== Data extract ==

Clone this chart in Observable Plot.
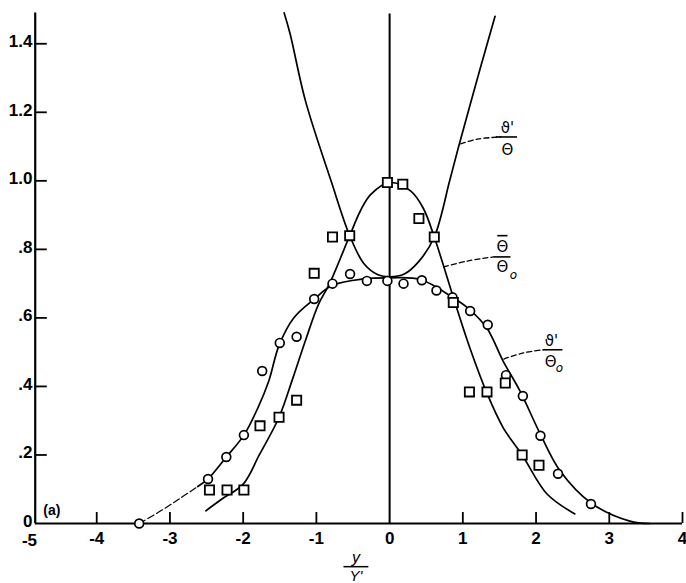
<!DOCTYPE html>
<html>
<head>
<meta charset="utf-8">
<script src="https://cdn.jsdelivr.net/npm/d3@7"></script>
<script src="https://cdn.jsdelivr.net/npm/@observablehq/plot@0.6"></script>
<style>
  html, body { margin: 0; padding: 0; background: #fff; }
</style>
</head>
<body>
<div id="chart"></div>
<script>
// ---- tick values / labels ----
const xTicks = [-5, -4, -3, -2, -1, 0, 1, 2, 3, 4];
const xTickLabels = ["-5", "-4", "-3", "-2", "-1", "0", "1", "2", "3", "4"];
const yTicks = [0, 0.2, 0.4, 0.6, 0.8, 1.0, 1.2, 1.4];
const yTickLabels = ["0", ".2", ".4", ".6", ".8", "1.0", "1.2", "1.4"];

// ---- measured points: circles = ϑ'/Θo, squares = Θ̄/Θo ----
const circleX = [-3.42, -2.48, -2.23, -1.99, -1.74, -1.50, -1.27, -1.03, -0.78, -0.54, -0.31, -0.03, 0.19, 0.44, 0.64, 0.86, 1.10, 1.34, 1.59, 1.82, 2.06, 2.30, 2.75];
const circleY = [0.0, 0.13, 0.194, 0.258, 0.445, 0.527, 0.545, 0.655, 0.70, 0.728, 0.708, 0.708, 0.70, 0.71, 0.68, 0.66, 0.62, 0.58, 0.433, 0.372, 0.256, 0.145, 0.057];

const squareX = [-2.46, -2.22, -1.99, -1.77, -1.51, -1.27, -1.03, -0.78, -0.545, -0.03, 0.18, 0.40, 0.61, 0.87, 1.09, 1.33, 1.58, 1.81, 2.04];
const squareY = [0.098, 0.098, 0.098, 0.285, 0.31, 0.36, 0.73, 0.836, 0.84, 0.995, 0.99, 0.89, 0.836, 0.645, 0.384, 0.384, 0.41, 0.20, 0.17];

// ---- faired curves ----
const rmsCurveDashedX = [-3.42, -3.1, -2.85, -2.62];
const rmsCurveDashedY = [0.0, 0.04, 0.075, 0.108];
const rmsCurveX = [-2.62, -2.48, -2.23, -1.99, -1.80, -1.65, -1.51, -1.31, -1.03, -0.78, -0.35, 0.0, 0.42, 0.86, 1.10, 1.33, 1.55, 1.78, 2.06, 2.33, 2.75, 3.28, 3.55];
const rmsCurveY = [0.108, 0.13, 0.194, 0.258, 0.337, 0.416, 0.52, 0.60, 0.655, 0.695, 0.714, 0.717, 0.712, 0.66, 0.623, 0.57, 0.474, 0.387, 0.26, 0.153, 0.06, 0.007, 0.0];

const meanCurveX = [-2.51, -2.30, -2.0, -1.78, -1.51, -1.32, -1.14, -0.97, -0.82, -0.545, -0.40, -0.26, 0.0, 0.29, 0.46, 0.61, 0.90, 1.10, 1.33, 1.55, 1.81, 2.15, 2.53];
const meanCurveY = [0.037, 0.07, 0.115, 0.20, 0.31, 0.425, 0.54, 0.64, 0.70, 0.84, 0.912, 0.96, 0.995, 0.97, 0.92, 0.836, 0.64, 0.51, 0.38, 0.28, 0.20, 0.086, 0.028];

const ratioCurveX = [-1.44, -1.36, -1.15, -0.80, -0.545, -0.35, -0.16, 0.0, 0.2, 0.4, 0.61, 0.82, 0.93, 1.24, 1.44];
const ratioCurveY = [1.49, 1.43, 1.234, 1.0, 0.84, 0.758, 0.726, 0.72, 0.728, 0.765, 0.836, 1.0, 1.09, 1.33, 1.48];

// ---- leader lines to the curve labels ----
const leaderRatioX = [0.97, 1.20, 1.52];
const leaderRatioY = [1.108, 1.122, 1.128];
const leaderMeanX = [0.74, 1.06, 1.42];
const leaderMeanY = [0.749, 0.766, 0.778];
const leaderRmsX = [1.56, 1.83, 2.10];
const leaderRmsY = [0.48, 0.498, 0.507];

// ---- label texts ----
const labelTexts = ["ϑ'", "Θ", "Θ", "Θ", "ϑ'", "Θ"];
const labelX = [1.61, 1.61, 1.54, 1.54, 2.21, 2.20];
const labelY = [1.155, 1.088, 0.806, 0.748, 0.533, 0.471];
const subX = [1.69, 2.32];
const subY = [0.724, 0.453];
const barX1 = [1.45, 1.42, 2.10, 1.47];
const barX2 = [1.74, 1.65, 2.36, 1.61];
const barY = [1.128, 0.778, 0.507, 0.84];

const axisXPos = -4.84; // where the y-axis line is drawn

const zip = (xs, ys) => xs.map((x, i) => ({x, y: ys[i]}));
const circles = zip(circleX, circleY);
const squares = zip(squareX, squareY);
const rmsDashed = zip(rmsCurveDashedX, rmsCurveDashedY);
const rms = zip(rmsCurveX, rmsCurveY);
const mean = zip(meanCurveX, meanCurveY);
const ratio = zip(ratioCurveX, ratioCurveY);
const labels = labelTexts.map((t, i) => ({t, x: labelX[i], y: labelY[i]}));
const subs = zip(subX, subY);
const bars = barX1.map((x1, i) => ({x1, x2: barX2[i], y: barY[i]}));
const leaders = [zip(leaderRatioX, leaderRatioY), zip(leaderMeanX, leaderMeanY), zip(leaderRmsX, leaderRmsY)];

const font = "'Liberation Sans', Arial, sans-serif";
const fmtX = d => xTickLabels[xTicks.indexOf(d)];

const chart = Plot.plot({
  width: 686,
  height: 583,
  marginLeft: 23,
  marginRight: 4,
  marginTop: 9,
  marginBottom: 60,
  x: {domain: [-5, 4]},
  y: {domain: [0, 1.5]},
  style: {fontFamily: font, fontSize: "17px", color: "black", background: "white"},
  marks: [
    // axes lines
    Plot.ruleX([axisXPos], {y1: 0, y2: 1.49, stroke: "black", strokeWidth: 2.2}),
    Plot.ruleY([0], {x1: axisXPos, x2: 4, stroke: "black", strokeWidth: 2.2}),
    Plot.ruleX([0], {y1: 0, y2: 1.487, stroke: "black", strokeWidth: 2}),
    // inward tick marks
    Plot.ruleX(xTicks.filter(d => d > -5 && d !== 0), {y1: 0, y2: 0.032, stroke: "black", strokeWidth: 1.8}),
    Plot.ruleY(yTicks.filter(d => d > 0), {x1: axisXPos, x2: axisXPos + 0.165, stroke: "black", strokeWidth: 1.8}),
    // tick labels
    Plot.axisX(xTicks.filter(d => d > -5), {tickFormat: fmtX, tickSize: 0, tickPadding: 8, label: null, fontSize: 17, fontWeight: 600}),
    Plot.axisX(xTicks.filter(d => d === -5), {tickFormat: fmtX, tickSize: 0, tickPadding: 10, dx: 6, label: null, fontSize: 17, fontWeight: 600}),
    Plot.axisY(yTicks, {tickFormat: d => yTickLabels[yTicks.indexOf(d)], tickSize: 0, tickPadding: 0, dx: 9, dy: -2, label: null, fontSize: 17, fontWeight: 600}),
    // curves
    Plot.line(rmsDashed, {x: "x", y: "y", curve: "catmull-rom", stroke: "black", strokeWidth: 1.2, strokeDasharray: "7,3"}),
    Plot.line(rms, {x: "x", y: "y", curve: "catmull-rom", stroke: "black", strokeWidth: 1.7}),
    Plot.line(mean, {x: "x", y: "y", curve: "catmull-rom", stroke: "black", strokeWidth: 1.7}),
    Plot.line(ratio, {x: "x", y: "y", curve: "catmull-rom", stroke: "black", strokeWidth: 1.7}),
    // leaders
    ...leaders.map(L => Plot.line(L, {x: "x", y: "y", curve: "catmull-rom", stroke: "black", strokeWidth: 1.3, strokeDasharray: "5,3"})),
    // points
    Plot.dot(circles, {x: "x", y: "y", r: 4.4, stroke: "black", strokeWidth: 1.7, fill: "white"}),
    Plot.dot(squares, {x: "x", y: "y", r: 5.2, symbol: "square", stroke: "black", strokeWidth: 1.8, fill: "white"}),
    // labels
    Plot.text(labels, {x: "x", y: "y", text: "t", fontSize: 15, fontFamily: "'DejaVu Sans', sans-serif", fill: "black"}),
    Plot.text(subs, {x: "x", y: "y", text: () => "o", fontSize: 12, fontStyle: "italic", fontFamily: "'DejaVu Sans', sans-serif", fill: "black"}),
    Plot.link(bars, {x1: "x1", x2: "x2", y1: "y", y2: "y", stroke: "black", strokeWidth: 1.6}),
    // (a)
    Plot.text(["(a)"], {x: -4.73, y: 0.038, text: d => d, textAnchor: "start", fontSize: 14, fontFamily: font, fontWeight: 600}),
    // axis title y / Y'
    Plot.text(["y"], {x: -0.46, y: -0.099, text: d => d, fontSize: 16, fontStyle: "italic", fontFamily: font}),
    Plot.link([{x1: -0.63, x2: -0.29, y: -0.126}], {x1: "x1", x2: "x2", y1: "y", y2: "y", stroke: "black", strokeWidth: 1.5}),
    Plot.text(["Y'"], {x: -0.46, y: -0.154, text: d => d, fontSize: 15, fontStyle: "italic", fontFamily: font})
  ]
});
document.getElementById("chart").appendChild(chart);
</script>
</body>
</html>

===

Exercise requirements ▸ Leave out any pictures, please, and quote only the lines from the top of the data through the line that contains "0.06, 0.007, 0.0];".

Task answer ▸
Clone this chart in Observable Plot.
<!DOCTYPE html>
<html>
<head>
<meta charset="utf-8">
<script src="https://cdn.jsdelivr.net/npm/d3@7"></script>
<script src="https://cdn.jsdelivr.net/npm/@observablehq/plot@0.6"></script>
<style>
  html, body { margin: 0; padding: 0; background: #fff; }
</style>
</head>
<body>
<div id="chart"></div>
<script>
// ---- tick values / labels ----
const xTicks = [-5, -4, -3, -2, -1, 0, 1, 2, 3, 4];
const xTickLabels = ["-5", "-4", "-3", "-2", "-1", "0", "1", "2", "3", "4"];
const yTicks = [0, 0.2, 0.4, 0.6, 0.8, 1.0, 1.2, 1.4];
const yTickLabels = ["0", ".2", ".4", ".6", ".8", "1.0", "1.2", "1.4"];

// ---- measured points: circles = ϑ'/Θo, squares = Θ̄/Θo ----
const circleX = [-3.42, -2.48, -2.23, -1.99, -1.74, -1.50, -1.27, -1.03, -0.78, -0.54, -0.31, -0.03, 0.19, 0.44, 0.64, 0.86, 1.10, 1.34, 1.59, 1.82, 2.06, 2.30, 2.75];
const circleY = [0.0, 0.13, 0.194, 0.258, 0.445, 0.527, 0.545, 0.655, 0.70, 0.728, 0.708, 0.708, 0.70, 0.71, 0.68, 0.66, 0.62, 0.58, 0.433, 0.372, 0.256, 0.145, 0.057];

const squareX = [-2.46, -2.22, -1.99, -1.77, -1.51, -1.27, -1.03, -0.78, -0.545, -0.03, 0.18, 0.40, 0.61, 0.87, 1.09, 1.33, 1.58, 1.81, 2.04];
const squareY = [0.098, 0.098, 0.098, 0.285, 0.31, 0.36, 0.73, 0.836, 0.84, 0.995, 0.99, 0.89, 0.836, 0.645, 0.384, 0.384, 0.41, 0.20, 0.17];

// ---- faired curves ----
const rmsCurveDashedX = [-3.42, -3.1, -2.85, -2.62];
const rmsCurveDashedY = [0.0, 0.04, 0.075, 0.108];
const rmsCurveX = [-2.62, -2.48, -2.23, -1.99, -1.80, -1.65, -1.51, -1.31, -1.03, -0.78, -0.35, 0.0, 0.42, 0.86, 1.10, 1.33, 1.55, 1.78, 2.06, 2.33, 2.75, 3.28, 3.55];
const rmsCurveY = [0.108, 0.13, 0.194, 0.258, 0.337, 0.416, 0.52, 0.60, 0.655, 0.695, 0.714, 0.717, 0.712, 0.66, 0.623, 0.57, 0.474, 0.387, 0.26, 0.153, 0.06, 0.007, 0.0];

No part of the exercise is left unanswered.